A decade later, we had a child, a perfect baby girl, and discovered that it was, indeed, a transformative experience. And like every parent before us, we had made this irrevocable decision based upon insufficient information, which is the nature of transformation. One moment we were not parents, "free" as we once thought ourselves, and now we were on the other side, finally able, as the evangelists had asserted, to fully appreciate it. Only now did the other parents finally confess to the trials we had previously glimpsed, judgmentally, from the outside. But now we understood. We were, in an instant, new people, dramatically different than we had been before. Better? I don't know about that, but definitely and irrevocably different, so different that we could hardly comprehend the people we had been before.

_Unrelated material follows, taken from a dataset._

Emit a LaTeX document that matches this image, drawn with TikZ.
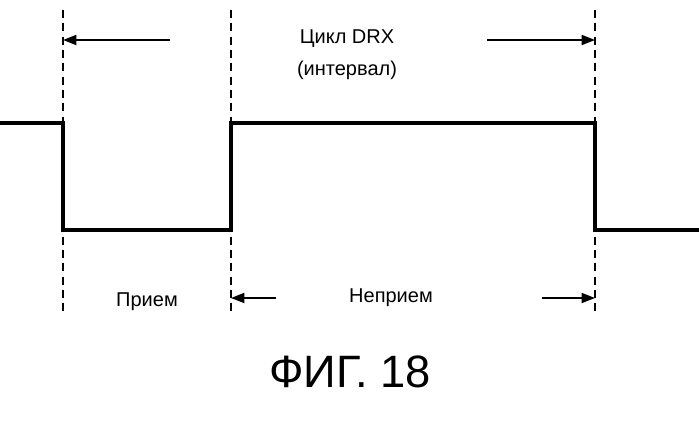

The term "transformative experience" is one too often surrounded with a lot of woo-woo hoopla, but it is a real and powerful thing. We are always changing, of course, usually gradually, one day at a time, like the way aging works, but a transformative experience comes abruptly. Sometimes they are thrust upon us, like when a loved one dies unexpectedly, but just as often we choose them, even if unconsciously, through the decisions we make. On the other side, we are different people, we have changed, we have transformed. And while I would argue that change is necessary, it is not always good, or at least not all good. The haggard, hair a-tangle parent is as real as the one who is full to bursting with parental love.
You don't have to have a baby to have a transformative experience. Indeed, anyone who has lived for a few years has had them. Young children have them all the time, moments when they suddenly discover new things about the world, new ways of being, new ways to interact. And these experiences are usually challenging and difficult, but they are also what keeps us intellectually alive and vibrant as we figure out this new world in which we find ourselves.
Too often, as we grow older, we stop choosing our transformations. We grow afraid of the insufficient information, we come to fear the inevitable difficulty, we grow increasingly cautious about change. The problem is that we then leave the field open for the transformative experiences to find us instead of us finding them. Much better, I think, is to keep choosing to leap into the new, to continue to make irrevocable decisions with insufficient information. That's how we renew ourselves. That's what transformative experience is all about.